Source data:

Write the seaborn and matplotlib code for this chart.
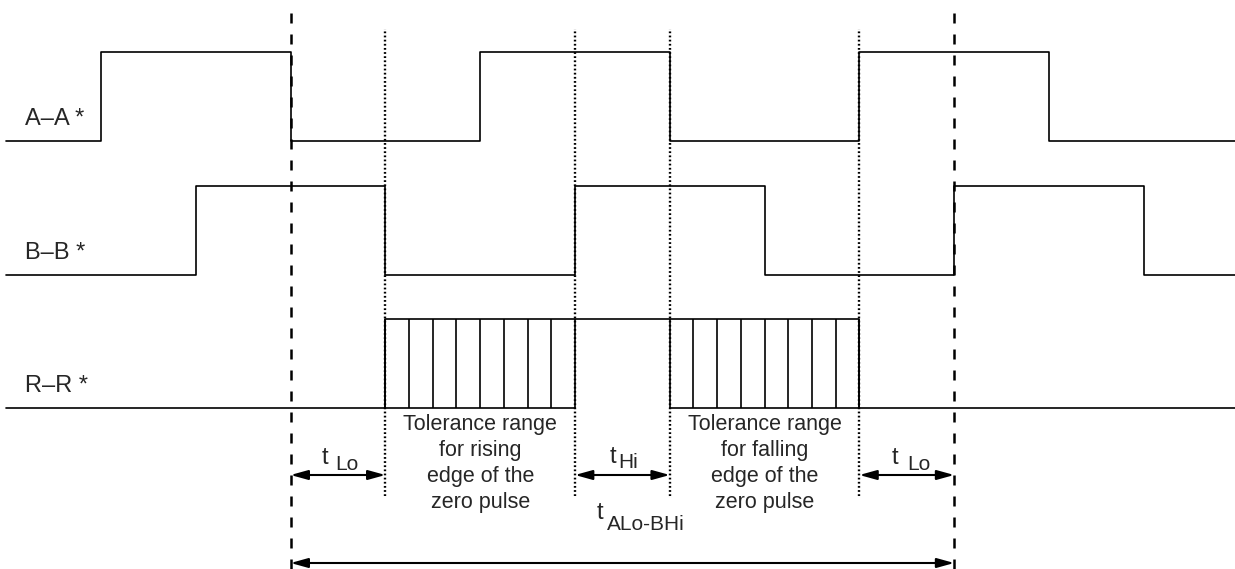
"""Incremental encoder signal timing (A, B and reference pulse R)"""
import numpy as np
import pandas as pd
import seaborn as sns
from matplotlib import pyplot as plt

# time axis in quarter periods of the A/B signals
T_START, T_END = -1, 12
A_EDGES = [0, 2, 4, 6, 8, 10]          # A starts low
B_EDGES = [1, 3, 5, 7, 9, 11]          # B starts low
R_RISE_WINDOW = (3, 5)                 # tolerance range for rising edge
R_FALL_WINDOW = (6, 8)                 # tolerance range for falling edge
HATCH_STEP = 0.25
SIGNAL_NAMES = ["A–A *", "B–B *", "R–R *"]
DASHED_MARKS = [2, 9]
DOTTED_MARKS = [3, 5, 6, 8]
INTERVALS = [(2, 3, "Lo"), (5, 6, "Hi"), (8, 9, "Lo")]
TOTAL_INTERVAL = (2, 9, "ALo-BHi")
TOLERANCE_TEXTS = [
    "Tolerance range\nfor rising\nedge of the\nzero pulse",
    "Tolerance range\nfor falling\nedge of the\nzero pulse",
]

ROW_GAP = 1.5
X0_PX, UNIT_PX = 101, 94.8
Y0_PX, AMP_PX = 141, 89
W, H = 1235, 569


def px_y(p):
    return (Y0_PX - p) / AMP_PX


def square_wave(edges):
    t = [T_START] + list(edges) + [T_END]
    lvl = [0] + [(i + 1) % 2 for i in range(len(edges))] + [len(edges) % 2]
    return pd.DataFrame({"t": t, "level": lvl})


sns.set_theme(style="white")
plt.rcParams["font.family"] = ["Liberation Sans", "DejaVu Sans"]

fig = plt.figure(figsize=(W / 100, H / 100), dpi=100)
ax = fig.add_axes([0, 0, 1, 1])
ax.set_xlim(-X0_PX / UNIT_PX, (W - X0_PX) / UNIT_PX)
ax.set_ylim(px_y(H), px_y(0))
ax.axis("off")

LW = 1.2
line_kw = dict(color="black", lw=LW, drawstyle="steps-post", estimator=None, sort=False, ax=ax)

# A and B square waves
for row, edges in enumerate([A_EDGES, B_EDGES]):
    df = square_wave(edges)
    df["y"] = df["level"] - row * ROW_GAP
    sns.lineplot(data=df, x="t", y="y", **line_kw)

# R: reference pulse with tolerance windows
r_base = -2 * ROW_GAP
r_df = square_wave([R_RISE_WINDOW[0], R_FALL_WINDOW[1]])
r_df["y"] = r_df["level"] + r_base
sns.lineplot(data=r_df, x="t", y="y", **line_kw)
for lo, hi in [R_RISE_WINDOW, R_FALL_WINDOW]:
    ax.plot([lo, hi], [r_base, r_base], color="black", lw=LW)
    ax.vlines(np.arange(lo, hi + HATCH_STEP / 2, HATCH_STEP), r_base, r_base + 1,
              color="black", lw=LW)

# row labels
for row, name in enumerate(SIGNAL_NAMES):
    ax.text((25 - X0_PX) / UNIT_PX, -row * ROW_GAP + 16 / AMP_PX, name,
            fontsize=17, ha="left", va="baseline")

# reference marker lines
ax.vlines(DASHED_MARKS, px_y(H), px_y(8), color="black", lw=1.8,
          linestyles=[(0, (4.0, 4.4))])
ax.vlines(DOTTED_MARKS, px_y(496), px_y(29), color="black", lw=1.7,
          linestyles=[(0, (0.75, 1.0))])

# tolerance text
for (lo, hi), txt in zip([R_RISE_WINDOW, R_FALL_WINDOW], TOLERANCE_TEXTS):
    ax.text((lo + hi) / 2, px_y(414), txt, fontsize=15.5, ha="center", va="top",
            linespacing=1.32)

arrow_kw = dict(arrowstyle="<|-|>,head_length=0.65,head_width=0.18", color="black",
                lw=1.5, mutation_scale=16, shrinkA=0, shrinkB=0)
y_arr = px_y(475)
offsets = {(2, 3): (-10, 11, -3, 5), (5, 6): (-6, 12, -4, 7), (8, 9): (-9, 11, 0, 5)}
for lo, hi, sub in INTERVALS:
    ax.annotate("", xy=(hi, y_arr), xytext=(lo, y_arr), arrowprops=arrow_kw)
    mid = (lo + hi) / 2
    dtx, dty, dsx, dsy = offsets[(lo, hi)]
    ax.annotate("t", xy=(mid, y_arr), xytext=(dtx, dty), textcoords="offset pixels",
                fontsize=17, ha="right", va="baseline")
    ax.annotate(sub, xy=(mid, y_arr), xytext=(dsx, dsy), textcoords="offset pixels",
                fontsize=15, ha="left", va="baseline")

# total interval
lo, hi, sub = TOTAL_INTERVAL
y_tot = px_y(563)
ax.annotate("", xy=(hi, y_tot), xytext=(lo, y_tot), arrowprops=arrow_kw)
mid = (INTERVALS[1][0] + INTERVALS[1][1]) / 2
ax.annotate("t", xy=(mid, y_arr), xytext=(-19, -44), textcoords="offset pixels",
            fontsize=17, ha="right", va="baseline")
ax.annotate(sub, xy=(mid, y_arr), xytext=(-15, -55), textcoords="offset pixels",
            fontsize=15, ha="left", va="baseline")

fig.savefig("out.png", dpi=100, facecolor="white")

Given problem:
Leave out the pictures and repeat the lines from the start of the material through the line with "from matplotlib import pyplot as plt", inclusive.

Correct output:
Write the seaborn and matplotlib code for this chart.
"""Incremental encoder signal timing (A, B and reference pulse R)"""
import numpy as np
import pandas as pd
import seaborn as sns
from matplotlib import pyplot as plt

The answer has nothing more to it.